Had to quit my Uber Eats job, turns out they keep track of how many orders you report “flew out the window,” and “all of them” is too many.
[standing in front of Stonehenge]: is this all it does
LIFE HACK: Answer your phone “Hello you’re on the air” and 99% of the time people will just hang up.
This could be us, but you weedin’.
Coworker sneezed, and said “Oh my. I don’t know where that came from.”
I’m no Scientist, but I’m pretty sure it came from her nose.
My CW just barked.
Ok, it may have been a burp, but I’d like him a lot more if he were turning into a dog, so I think he barked.

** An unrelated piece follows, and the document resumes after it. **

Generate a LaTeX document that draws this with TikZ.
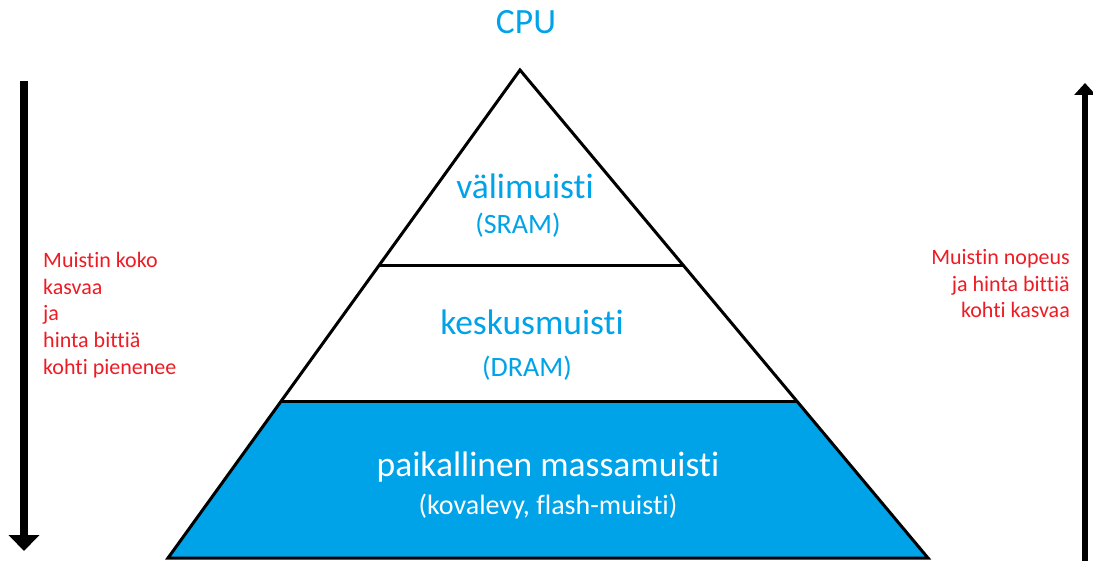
\documentclass[tikz,border=0pt]{standalone}
\usepackage{fontspec}
\setmainfont[Ligatures=NoCommon,RawFeature={-liga}]{Carlito}
\usetikzlibrary{arrows.meta,calc}
\definecolor{pblue}{HTML}{00A2E8}
\definecolor{pred}{HTML}{ED1C24}
\begin{document}
\begin{tikzpicture}[x=1pt,y=-1pt,
  edge/.style={line width=3pt,line join=miter},
  big/.style={text=pblue,font=\fontsize{35.5}{42}\selectfont,inner sep=0pt},
  sub/.style={text=pblue,font=\fontsize{28}{33}\selectfont,inner sep=0pt},
  note/.style={text=pred,font=\fontsize{22}{26.7}\selectfont,inner sep=0pt}]
\useasboundingbox (0,0) rectangle (1093,561);
% pyramid corners
\coordinate (apex) at (520,70);
\coordinate (bl) at (168,558);
\coordinate (br) at (928,558);
\coordinate (l1) at ($(apex)!0.3996!(bl)$);
\coordinate (r1) at ($(apex)!0.3996!(br)$);
\coordinate (l2) at ($(apex)!0.6803!(bl)$);
\coordinate (r2) at ($(apex)!0.6803!(br)$);
\fill[pblue] (l2) -- (r2) -- (br) -- (bl) -- cycle;
\draw[edge] (apex) -- (br) -- (bl) -- cycle;
\draw[edge] (l1) -- (r1);
\draw[edge] (l2) -- (r2);
% labels
\node[big] (cpu) at (526,22) {CPU};
\node[big] (vali) at (525,186) {välimuisti};
\node[sub] (sram) at (518,225) {(SRAM)};
\node[big] (kesk) at (532,322) {keskusmuisti};
\node[sub] (dram) at (527,368) {(DRAM)};
\node[big,text=white] (mass) at (548,467) {paikallinen massamuisti};
\node[sub,text=white] (kova) at (548,507) {(kovalevy, flash-muisti)};
% notes
\node[note,anchor=north west,align=left] (lnote) at (43,252) {Muistin koko\\kasvaa\\ja\\hinta bittiä\\kohti pienenee};
\node[note,anchor=north east,align=right] (rnote) at (1070,249) {Muistin nopeus\\ja hinta bittiä\\kohti kasvaa};
% arrows
\coordinate (la) at (24,81);
\coordinate (lb) at (24,551);
\coordinate (ra) at (1085,565);
\coordinate (rb) at (1085,83);
\draw[line width=8pt,-{Triangle[width=30pt,length=16pt]}] (la) -- (lb);
\draw[line width=6pt,-{Triangle[width=21pt,length=12pt]}] (ra) -- (rb);
\end{tikzpicture}
\end{document}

Yelling “wooooo” when the singer says the name of your town is what separates us from the animals.
No, your baby was definitely crying before I dropped it, that’s why I dropped it.
you’re not fooling anyone
My kid is having lasagna for breakfast.
Omg I’m raising Garfield!!
Vacation is just your wife not liking any of your restaurant suggestions closer to the ocean.
My oldest boy struggled with the lighter when shooting fireworks, but my 9 year old mastered it quickly, I don’t know whether to be proud or concerned.
Sometimes I worry about my daughter getting the wrong ideas about romantic relationships, but as we were eating, I overheard heard her mutter “I’m gonna marry this burrito,” so…nah, she’s good.
[F*R*I*E*N*D*S]
ROSS {barging into Monica’s apartment}: OMG Rachel and I were walking along the San Andreas Fault and it opened up and swallowed her!!
MONICA: How could you let that happen, Ross?!